Work to be completed. Pictures don't belong in the copy; print all the records exactly.
begin Data to process
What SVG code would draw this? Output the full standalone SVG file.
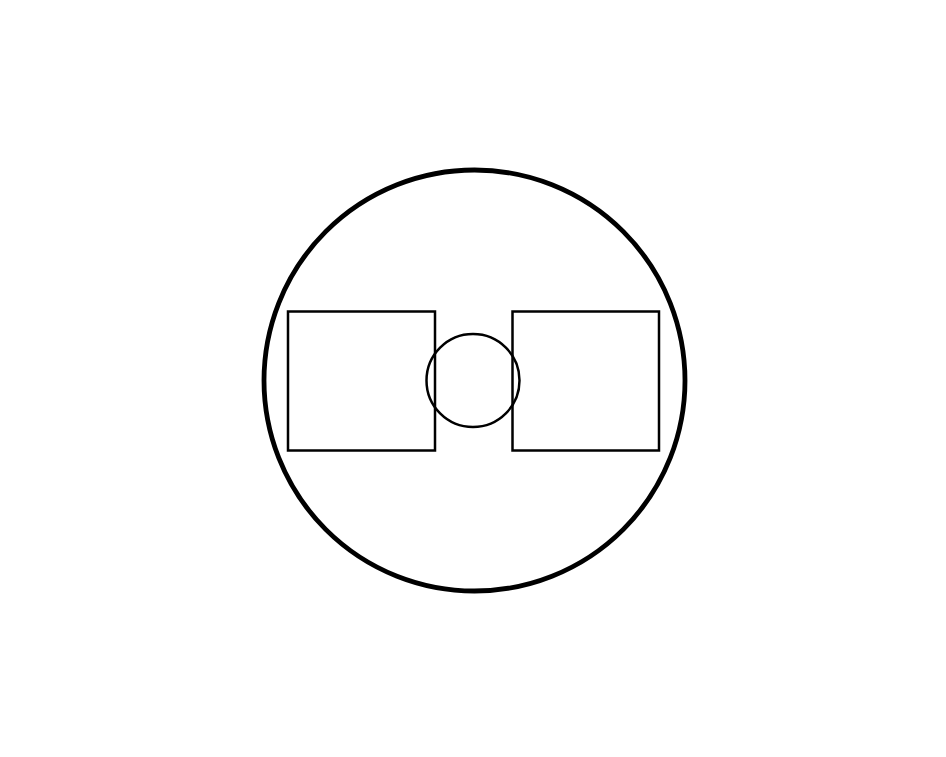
<svg xmlns="http://www.w3.org/2000/svg" width="946" height="757" viewBox="0 0 946 757">
<style>
.thin{fill:none;stroke:#000;stroke-width:2.5}
.thick{fill:none;stroke:#000;stroke-width:4.8}
</style>
<rect width="946" height="757" fill="#fff"/>
<g id="outer"><circle class="thick" cx="474.5" cy="380.5" r="210.5"/></g>
<g id="left-box"><rect class="thin" x="288" y="311.5" width="147" height="139"/></g>
<g id="right-box"><rect class="thin" x="512.5" y="311.5" width="146.5" height="139"/></g>
<g id="center"><circle class="thin" cx="473" cy="380.5" r="46.5"/></g>
<g id="connectors"/>
</svg>
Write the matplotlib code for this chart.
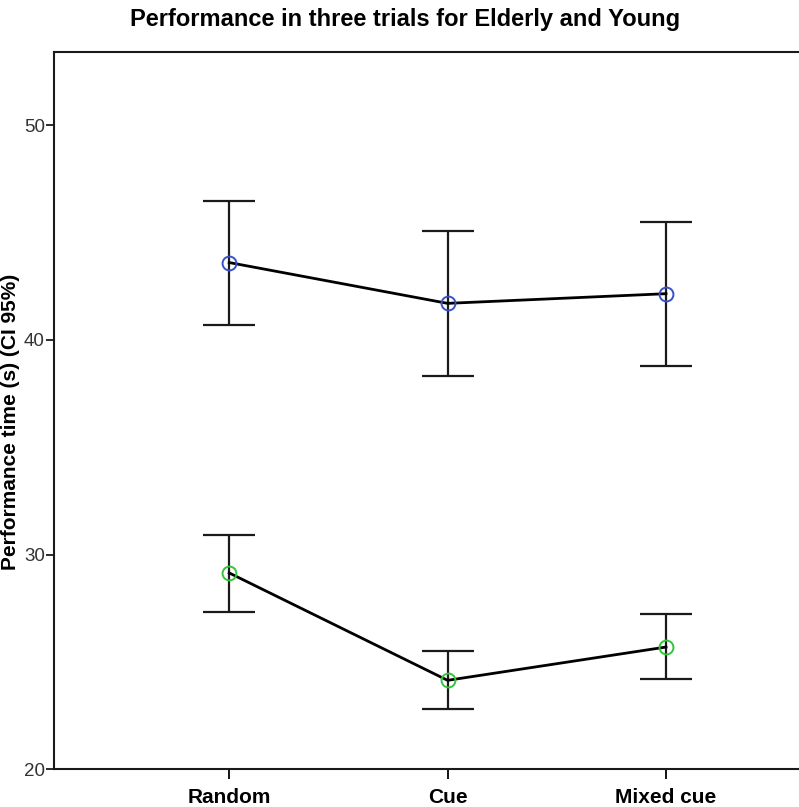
import matplotlib
matplotlib.use("Agg")
import matplotlib.pyplot as plt
import numpy as np

#%% Data

trials = ["Random", "Cue", "Mixed cue"]

elderly_mean = [43.6, 41.7, 42.15]
elderly_low = [40.7, 38.3, 38.8]
elderly_high = [46.45, 45.05, 45.5]

young_mean = [29.15, 24.15, 25.7]
young_low = [27.35, 22.8, 24.2]
young_high = [30.9, 25.5, 27.25]

y_ticks = [20, 30, 40, 50]

#%% Plot

plt.rcParams['font.family'] = ['Liberation Sans', 'DejaVu Sans']

fig = plt.figure(figsize=(7.99, 8.07), dpi=100)
ax = fig.add_axes([0.0682, 0.0465, 0.984, 0.889])

x = np.arange(1, len(trials) + 1)

def draw_group(mean, low, high, colour):
    mean = np.array(mean)
    err = [mean - np.array(low), np.array(high) - mean]
    ax.errorbar(x, mean, yerr=err, fmt='none', ecolor='#1a1a1a',
                elinewidth=1.6, capsize=19, capthick=1.6, zorder=2)
    ax.plot(x, mean, color='black', lw=2, zorder=3)
    ax.plot(x, mean, 'o', ms=10, mfc='none', mec=colour, mew=1.4, zorder=4)

draw_group(elderly_mean, elderly_low, elderly_high, '#3a50c8')
draw_group(young_mean, young_low, young_high, '#33c43c')

ax.set_xlim(0.2, 3.8)
ax.set_ylim(20, 53.4)
ax.set_yticks(y_ticks)
ax.set_xticks(x)
ax.set_xticklabels(trials, fontsize=15, fontweight='bold')
ax.tick_params(axis='y', length=6, width=1.3, labelsize=13.5, colors='#1a1a1a',
               labelcolor='#333333', pad=1)
ax.tick_params(axis='x', length=7, width=1.3, pad=6)

for side in ['left', 'bottom', 'top', 'right']:
    ax.spines[side].set_linewidth(1.5)
    ax.spines[side].set_color('#1a1a1a')

ax.set_ylabel('Performance time (s) (CI 95%)', fontsize=15, fontweight='bold')
ax.yaxis.set_label_coords(-0.044, 0.485)

fig.text(0.507, 0.968, 'Performance in three trials for Elderly and Young',
         ha='center', va='baseline', fontsize=17, fontweight='bold')

plt.savefig('out.png', dpi=100)
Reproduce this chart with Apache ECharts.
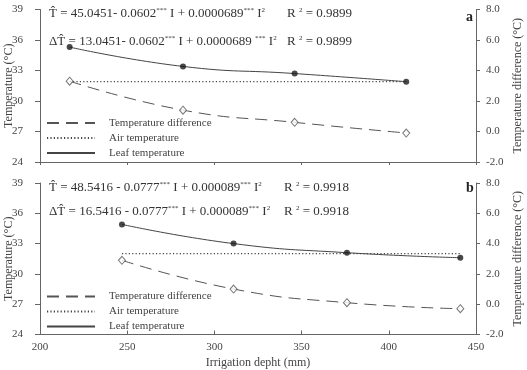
end Data to process
Reply to the exercise.
What SVG code would draw this? Output the full standalone SVG file.
<svg xmlns="http://www.w3.org/2000/svg" width="946" height="757" viewBox="0 0 946 757">
<style>
.thin{fill:none;stroke:#000;stroke-width:2.5}
.thick{fill:none;stroke:#000;stroke-width:4.8}
</style>
<rect width="946" height="757" fill="#fff"/>
<g id="outer"><circle class="thick" cx="474.5" cy="380.5" r="210.5"/></g>
<g id="left-box"><rect class="thin" x="288" y="311.5" width="147" height="139"/></g>
<g id="right-box"><rect class="thin" x="512.5" y="311.5" width="146.5" height="139"/></g>
<g id="center"><circle class="thin" cx="473" cy="380.5" r="46.5"/></g>
<g id="connectors"/>
</svg>
Write the matplotlib code for this chart.
import matplotlib
matplotlib.use("Agg")
import matplotlib.pyplot as plt
import numpy as np

#%% Data

trials = ["Random", "Cue", "Mixed cue"]

elderly_mean = [43.6, 41.7, 42.15]
elderly_low = [40.7, 38.3, 38.8]
elderly_high = [46.45, 45.05, 45.5]

young_mean = [29.15, 24.15, 25.7]
young_low = [27.35, 22.8, 24.2]
young_high = [30.9, 25.5, 27.25]

y_ticks = [20, 30, 40, 50]

#%% Plot

plt.rcParams['font.family'] = ['Liberation Sans', 'DejaVu Sans']

fig = plt.figure(figsize=(7.99, 8.07), dpi=100)
ax = fig.add_axes([0.0682, 0.0465, 0.984, 0.889])

x = np.arange(1, len(trials) + 1)

def draw_group(mean, low, high, colour):
    mean = np.array(mean)
    err = [mean - np.array(low), np.array(high) - mean]
    ax.errorbar(x, mean, yerr=err, fmt='none', ecolor='#1a1a1a',
                elinewidth=1.6, capsize=19, capthick=1.6, zorder=2)
    ax.plot(x, mean, color='black', lw=2, zorder=3)
    ax.plot(x, mean, 'o', ms=10, mfc='none', mec=colour, mew=1.4, zorder=4)

draw_group(elderly_mean, elderly_low, elderly_high, '#3a50c8')
draw_group(young_mean, young_low, young_high, '#33c43c')

ax.set_xlim(0.2, 3.8)
ax.set_ylim(20, 53.4)
ax.set_yticks(y_ticks)
ax.set_xticks(x)
ax.set_xticklabels(trials, fontsize=15, fontweight='bold')
ax.tick_params(axis='y', length=6, width=1.3, labelsize=13.5, colors='#1a1a1a',
               labelcolor='#333333', pad=1)
ax.tick_params(axis='x', length=7, width=1.3, pad=6)

for side in ['left', 'bottom', 'top', 'right']:
    ax.spines[side].set_linewidth(1.5)
    ax.spines[side].set_color('#1a1a1a')

ax.set_ylabel('Performance time (s) (CI 95%)', fontsize=15, fontweight='bold')
ax.yaxis.set_label_coords(-0.044, 0.485)

fig.text(0.507, 0.968, 'Performance in three trials for Elderly and Young',
         ha='center', va='baseline', fontsize=17, fontweight='bold')

plt.savefig('out.png', dpi=100)
Reproduce this chart with Apache ECharts.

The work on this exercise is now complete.